I never realised at the time I was breaking records, you take it in your stride. I went to Arsenal for record money, I broke the West Ham transfer record two years later and then I broke the Wimbledon transfer record. Then I went to Celtic for £6m, but as far as I was concerned I was just a young kid from Swansea off a council estate basically just enjoying myself!

I thought David Pleat had called me into his office for a rollicking, but he said “George Graham has been on the phone and he’s put a bid in for you. I’d like you to home, have a shave, put a suit on and I’ll take you to see him.” I didn’t have an agent at the time, so they organised it all on a Thursday and on the Saturday I made my debut with Ian Wright as a centre-forward at Highbury. Also, we played Everton and my Welsh team-mate Neville Southall was in goal. We drew 1-1, and Duncan Ferguson got sent off!
 
Chris Kiwomya signed at the same time as you from Ipswich Town. Did it help you settle in having an established Premier League star coming in new as well, or did you worry that you would be vying for the same jersey especially when George Graham was sacked a couple of months later?

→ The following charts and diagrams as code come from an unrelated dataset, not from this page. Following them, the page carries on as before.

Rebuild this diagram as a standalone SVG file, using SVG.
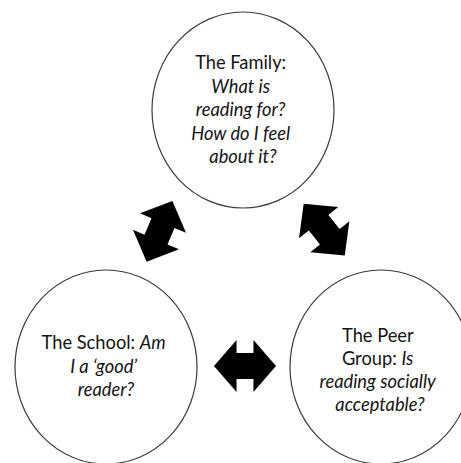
<svg xmlns="http://www.w3.org/2000/svg" xmlns:xlink="http://www.w3.org/1999/xlink" width="461" height="463" viewBox="0 0 461 463">
  <style>
    .node { fill: #ffffff; stroke: #3c3c3c; stroke-width: 1.2; }
    .label { font-family: "Lato", "Liberation Sans", sans-serif; font-size: 18.3px; fill: #141414; text-anchor: middle; }
    .q { font-style: italic; }
    .conn { fill: #000000; }
  </style>
  <defs>
    <!-- block double-headed arrow, vertical, centred on the origin -->
    <path id="dbl" d="M0,-33 L25,-9 L12.5,-9 L12.5,9 L25,9 L0,33 L-25,9 L-12.5,9 L-12.5,-9 L-25,-9 Z"/>
  </defs>
  <rect width="461" height="463" fill="#ffffff"/>

  <g id="family">
    <ellipse class="node" cx="243" cy="110" rx="91" ry="98"/>
    <text class="label">
      <tspan x="243" y="69">The Family:</tspan>
      <tspan x="243" y="92.5" class="q">What is</tspan>
      <tspan x="243" y="116" class="q">reading for?</tspan>
      <tspan x="243" y="139.5" class="q">How do I feel</tspan>
      <tspan x="243" y="163" class="q">about it?</tspan>
    </text>
  </g>

  <g id="school">
    <ellipse class="node" cx="106" cy="367" rx="91" ry="97"/>
    <text class="label">
      <tspan x="106" y="349">The School: <tspan class="q">Am</tspan></tspan>
      <tspan x="106" y="372.5" class="q">I a ‘good’</tspan>
      <tspan x="106" y="396" class="q">reader?</tspan>
    </text>
  </g>

  <g id="peer-group">
    <ellipse class="node" cx="381" cy="367" rx="91" ry="97"/>
    <text class="label">
      <tspan x="380" y="342">The Peer</tspan>
      <tspan x="380" y="365">Group: <tspan class="q">Is</tspan></tspan>
      <tspan x="380" y="388" class="q">reading socially</tspan>
      <tspan x="380" y="411" class="q">acceptable?</tspan>
    </text>
  </g>

  <g id="connectors" class="conn">
    <use xlink:href="#dbl" transform="translate(159.5,231.3) rotate(23)"/>
    <use xlink:href="#dbl" transform="translate(324.2,229.7) rotate(-38.5)"/>
    <use xlink:href="#dbl" transform="translate(245,366) rotate(90) scale(1.04,0.94)"/>
  </g>
</svg>
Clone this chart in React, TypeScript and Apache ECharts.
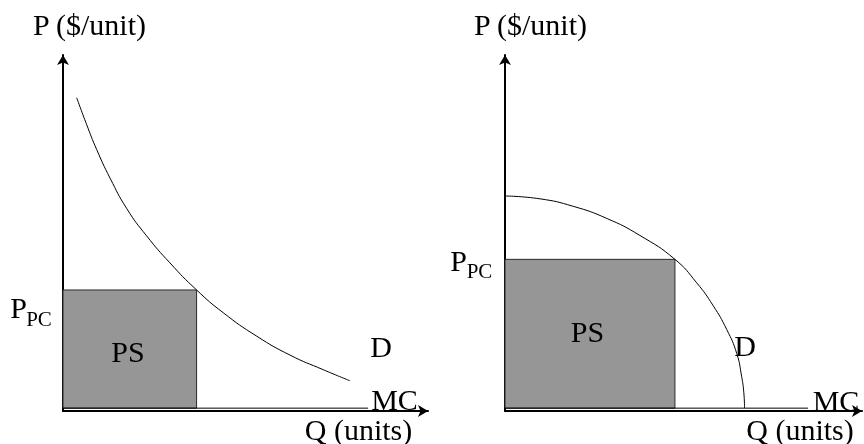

Not really as Chris was more of a winger. He was signed on the same day and the Dutch player Glenn Helder came in around that time too. We all settled in pretty quickly, I probably did the best of the three of us to be honest. I went on to score in the Cup Winners’ Cup Final where we lost to Real Zaragoza. But they were great times at Arsenal with some fantastic players for those two years. Looking back, maybe I could’ve stuck around a bit longer if I wasn’t so eager to play. Ian Wright and Dennis Bergkamp were keeping me out of the team. Bruce Rioch had bought Bergkamp in, which was probably the best thing he did for Arsenal as he was an outstanding player. I learned a lot from him, but I wanted to play so I went to West Ham under Harry Redknapp and played every week.
 
You really hit the ground running at Upton Park and scored an amazing 24 goals in your second season – tied with Manchester United’s Andy Cole and narrowly missing out on the Golden Boot to Michael Owen by a single goal.

I was sent off a couple of times that season, and perhaps could’ve won it had I not had those suspensions – would’ve been nice!

After spells at Wimbledon and Coventry City, you joined Celtic in August 2001, and probably enjoyed the best years of your career at Celtic Park winning three league titles, two Scottish Cups, one Scottish League Cup and two Player of the Year awards in 2005.
 
I had a great time at Celtic, it’s a wonderful club. I scored 110 goals in the five seasons playing under two great managers in Martin O’Neill and Gordon Strachan. I really embraced Glasgow and the football club. It has an unbelievable fan base around the world. It’s nice to say that during my career I went up to play in Scotland, and I had a great rapport with the Celtic fans which will never change. I live in Edinburgh now, I love being up here in Scotland and being close to the Scottish football scene.

The Celtic fans really took you to their hearts, and I noticed yesterday on Twitter that a fan has even called his dog Hartson!

I think there’s been cats and mice and everything called Hartson over the years! I managed to do well against the big rivals Rangers. I scored nine goals against them in derbies – some of them winners – so if you can get the goals in the games that meant most to them, they would take you to their hearts.

I watched your goal against Liverpool again earlier on YouTube from March 2003, and it was one hell of a strike! You get the ball out of your feet, side-step Didi Hamann – which is no mean feat in itself _ and blast the ball into the top corner to give Jerzy Dudek no chance!

Yes, I enjoyed that 25-yarder at Anfield! I was a Liverpool fan, my mother and father were behind the goal, and we knocked Liverpool out of the UEFA Cup. That goal is up there as one of my best because of the moment – not many teams win at Anfield under the lights in Europe. To beat them 2-0 and play them off the park was a wonderful occasion and a wonderful result. I’ve probably scored better, but it was a huge goal for me.

We reached the final where we got beaten by Jose Mourinho’s Porto. We beat Boavista after Liverpool, but unfortunately the final in Seville was a difficult night and we lost 3-2 so that was disappointing. But there were 70,000+ Celtic supporters there, who had all taken the day off work. It was a wonderful experience for the fans as it was the first European final they had got to since 1967. Celtic always travel incredibly well in Europe and like Liverpool and Manchester United, they are a global club with ex-pats in New York, Canada, Australia – everywhere!

Both Liverpool and Celtic really have a place in your heart especially as you have a You’ll Never Walk Alone tattoo.

The hairs stood up on the back of my neck when both sets of fans sang You’ll Never Walk Alone at Celtic Park. To stand there at the start of the game and look round at the full house with all the scarves held aloft and coming together was one of the magic moments of my career.
 
You were still a teenager the last time Liverpool won the title. Surely they’ll win it this season?

I think Liverpool can only throw the title away now. Not winning it last season was probably the best thing that could’ve happened in a strange way because it’s given them a real drive and mental push to not give up this opportunity.

Liverpool probably played better at times last season, but I don’t think these players are so naive to lose four or five games. The mind-set is better and winning the Club World Cup a few weeks ago was fantastic for them. European champions and 14 points clear – it’s been brilliant!